In 5 weeks, Howard has accumulated 248 rushing yards, 4,7 yards/carry, 6 catches for 47 yards, and 5 total TDs. But as productive as he’s been, he’s also in his final contracted year, meaning there will be a tasty free-agent market waiting for him come season’s end.
But let’s get down to the nitty-gritty.
Setting the field of comparison
First off, let’s look into the salaries of relevant RBs in the same tier of Jordan Howard. To compare, Howard will be 25 years old in November, has rushed for an average of 1,123 yards/season, 8 TDs/year, and 4.4 yards/carry in his career. Let’s divide the field into tiers, excluding rookie RBs contracts:
- Ezekiel Elliot: 24 years old, the heart and soul of the Cowboys offense.
- Todd Gurley: Signed as 23- year old after carrying the Rams.
- Le’Veon Bell: 27-year old, averaged 1,600 scrimmage yards per season in 5 years with Steelers. Arguably most dynamic RB in the league.
- David Johnson: Signed as 26-year old prior to 2018 season, after leading the league with 2.118 scrimmage yards and 20 TDs in 2016.
- Devonta Freeman: Signed at 25-years old in 2017 after amassing 3,175 scrimmage yards and 27 TDs between 2015 and 2016.
- Jerick McKinnon: Signed as a 25-year-old in 2018, was a productive, talented backup with Vikings.
- Lamar Miller: Signed in 2016 at 25, had minimum 1,250+ yards and 9.5 TDs in 2014 and 2015 with Dolphins.
- Duke Johnson: Signed in 2018 at 24, was the top receiving RB in the league, averaged around 6.8 yards/touch in 2016 and 2017.

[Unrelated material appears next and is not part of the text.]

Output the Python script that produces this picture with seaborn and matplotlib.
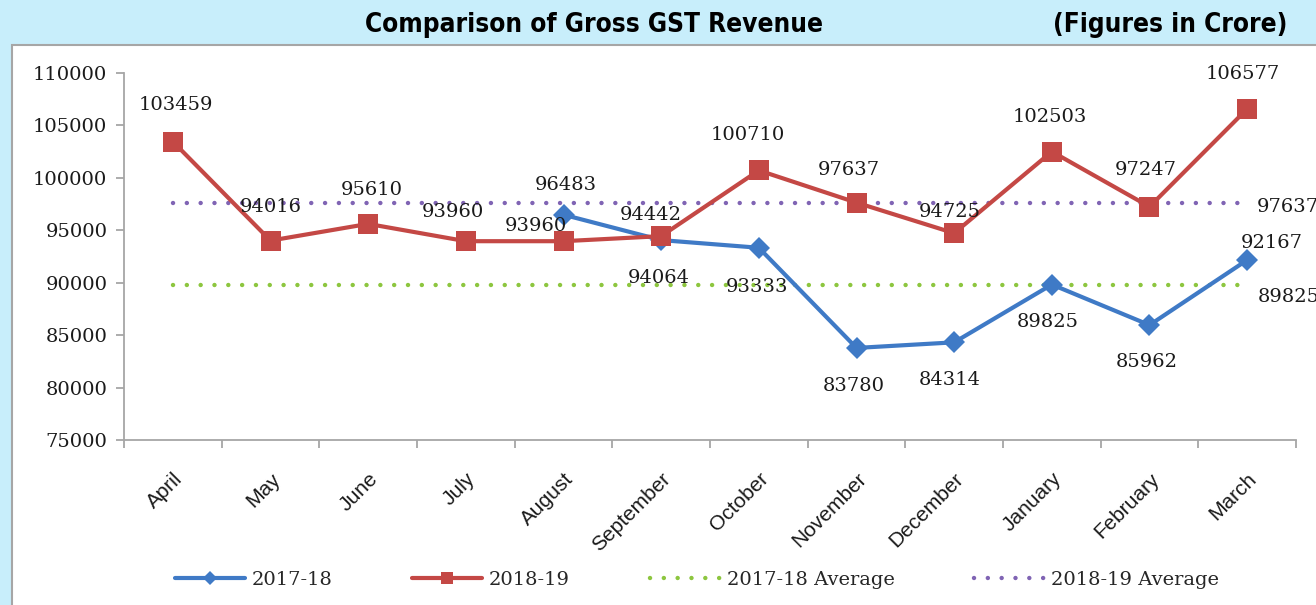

- Tevin Coleman: 26 years old, signed in 2019 after averaging 900+ yards, 5,6 yards/touch, and 9,5 TDs from 2016-2018.
Average salary divided into RB tiers
Using contract details from OverTheCap.com, the salary per year divided into tiers look like this:
There is a huge difference between the salaries in tier 1, primarily because at the time they signed their contracts, they were among the most dominant players in the league. After that, despite putting up ridiculous numbers, tier 2 RBs slip fast into an average salary of 6 million/year.
Upcoming free agent RBs
When there are other good players going into free agency, it can do 2 things:
1) The price for Howard can go up if the average price is generally elevated.
2) The price for Howard can go down if there are too many other good options, so Howard becomes “just another guy”.

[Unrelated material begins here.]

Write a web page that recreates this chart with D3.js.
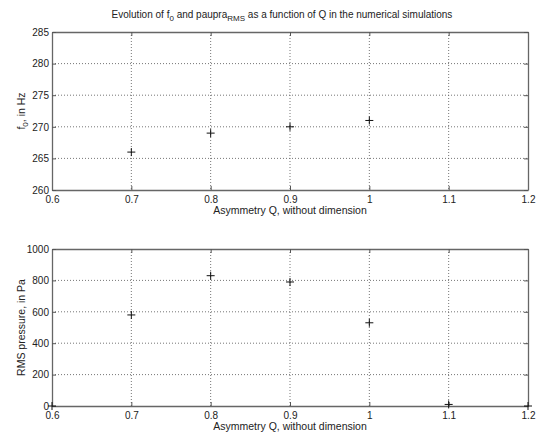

The list for 2020 free agency features some really intriguing, young, dynamic players. However, as we saw with Melvin Gordon, getting a contract extension as a RB is tough, as suddenly there are guys like Austin Ekeler stepping up, which is in part why RB’s usually don’t have good leverage in contract talks and why the Bears were so swift in parting ways with one of the most productive backs in the league one year early, only to draft a Jordan Howard 2.0.
Jordan Howard: 4-years, $28 million, 7 mil/year. Why?

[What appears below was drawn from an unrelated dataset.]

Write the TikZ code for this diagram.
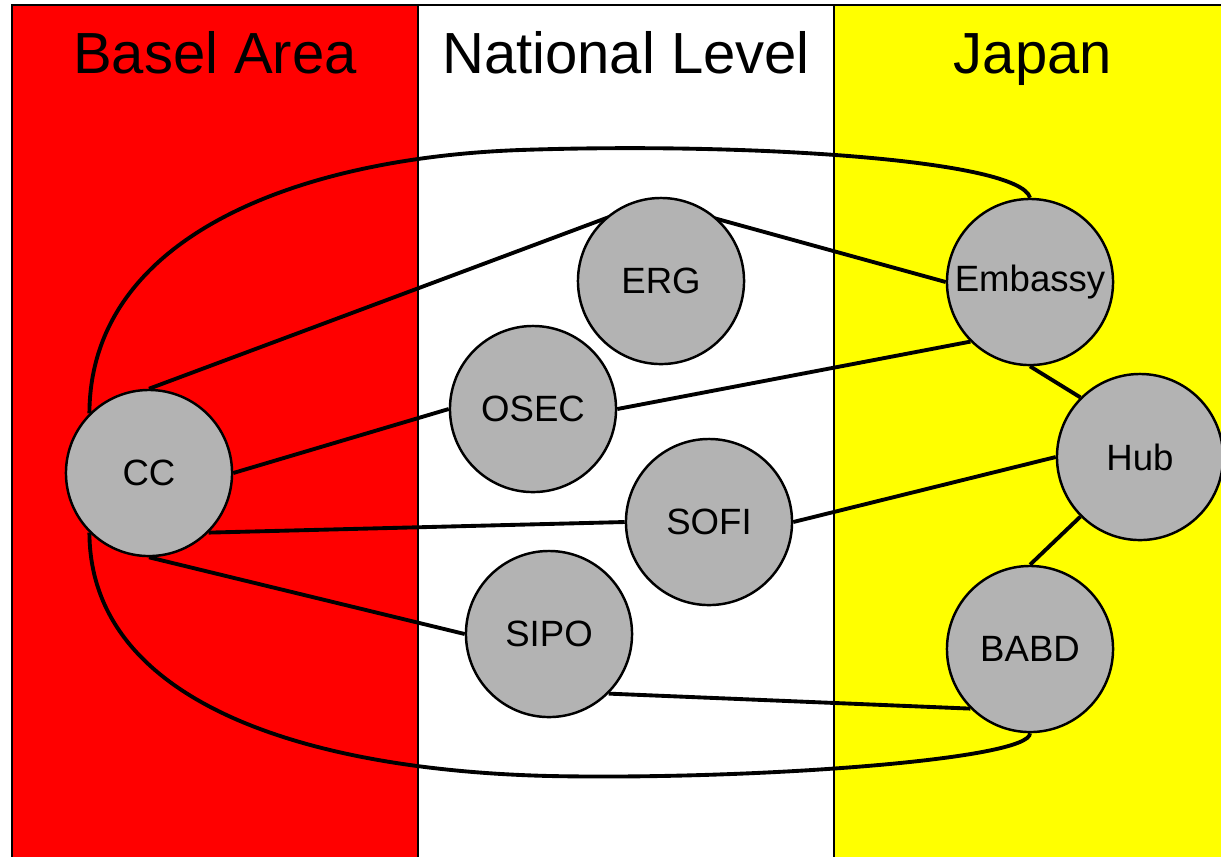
\documentclass[tikz,border=0pt]{standalone}
\usepackage{fontspec}
\setmainfont{Liberation Sans}
\usetikzlibrary{calc}
\pgfdeclarelayer{back}
\pgfdeclarelayer{edges}
\pgfsetlayers{back,edges,main}
\definecolor{nodegray}{RGB}{179,179,179}
\definecolor{baselred}{RGB}{255,0,0}
\definecolor{japanyellow}{RGB}{255,255,0}

\begin{document}
\begin{tikzpicture}[x=0.01cm, y=-0.01cm, region/.style={draw, line width=0.6pt}, title/.style={anchor=base, font=\fontsize{16.5}{20}\selectfont}, org/.style={draw, circle, fill=nodegray, minimum size=1.66cm, inner sep=0pt, line width=0.7pt, font=\fontsize{10.4}{12}\selectfont}, link/.style={line width=1.1pt}]
        \useasboundingbox (0,0) rectangle (1221,856);
        % columns
        \begin{pgfonlayer}{back}
        \draw[region, fill=baselred] (12,5) rectangle (418,900);
        \draw[region, fill=white] (418,5) rectangle (834,900);
        \draw[region, fill=japanyellow] (834,5) rectangle (1240,900);
        \end{pgfonlayer}
        \node[title] (basel) at (215,73) {Basel Area};
        \node[title] (national) at (626,73) {National Level};
        \node[title] (japan) at (1033,73) {Japan};
        % nodes
        \node[org] (CC) at (149,473) {CC};
        \node[org] (ERG) at (661,281) {ERG};
        \node[org] (OSEC) at (533,409) {OSEC};
        \node[org] (SOFI) at (709,522) {SOFI};
        \node[org] (SIPO) at (549,634) {SIPO};
        \node[org] (Embassy) at (1030,282) {Embassy};
        \node[org] (Hub) at (1140,457) {Hub};
        \node[org] (BABD) at (1030,649) {BABD};
        % edges
        \begin{pgfonlayer}{edges}
        \draw[link] (CC.north) -- ($(ERG.center)+(-9,-80)$) -- (Embassy.west);
        \draw[link] (CC.east) -- (OSEC.west);
        \draw[link] (OSEC.east) -- (Embassy.south west);
        \draw[link] (CC.south east) -- (SOFI.west);
        \draw[link] (SOFI.east) -- (Hub.west);
        \draw[link] (CC.south) -- (SIPO.west);
        \draw[link] (SIPO.south east) -- (BABD.south west);
        \draw[link] (Embassy.south) -- (Hub.north west);
        \draw[link] (Hub.south west) -- (BABD.north);
        \draw[link] (CC.north west) .. controls (90,235) and (300,158) .. (520,150) .. controls (750,142) and (1020,160) .. (Embassy.north);
        \draw[link] (CC.south west) .. controls (90,700) and (300,770) .. (550,776) .. controls (750,780) and (1030,760) .. (BABD.south);
        \end{pgfonlayer}
    \end{tikzpicture}
\end{document}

Howard’s resume puts him in the middle of my tier 2. I put him under Devonta Freeman and Jerick McKinnon, push with Lamar Miller, and above Duke, Dion, and Coleman.
– At the time Devonta Freeman signed his contract, he was simply dominant as a runner and receiver.
– Jerick McKinnon was kind of like what Josh Jacobs was for Alabama: super talented backup who the 49ers banked on to become legit as a starter – unfortunately, he tore his ACL…twice…
Lamar Miller’s situation in 2016 is the perfect comparison for Howard:
- They were/are both 25 years old at the time of a new contract.
- Miller was a 4th round pick, Howard was a 5th.
- Prior to his contract, Miller averaged almost the same amount of scrimmage yards and TDs in his last 2 years with the Dolphins as Howard did in his last 3 years with Bears.
The RB marked got a boost since Miller signed at 6.5 mil/year in 2016, as Zeke, Gordon, Bell, and Johnson were signed since. Hence, I boosted the average to 7 mil/year.
4 years would guarantee Howard safety throughout most of his career, whereas 3 years would require him to rely on a new contract in 2022 again. The Eagles might want to limit it to 3 years, $21 million, however, so the idea here would be that Miles Sanders fully takes over as an RB1 in 2023. However, that’s where things could get murky.
Sanders’ rookie contract is up in 2022 and it’s clear that the plan was for Sanders to one day take over the reins in this backfield. The Penn State graduate has plenty of upside and the Eagles spent a second-round pick to secure his services. Would enforcing a roadblock in front of him for the remainder of his rookie deal come back to haunt the Eagles?
It’s too early to say, but it’s also too early to assume that Sanders is ready to step up as LeSean McCoy did in his second season, where he carried the ball 207 times. Sanders’ skillset lends itself to being a dual-threat back, so the touches may soon add up, but the question here isn’t can the Eagles afford to keep Jordan Howard…
It’s can they afford life without him?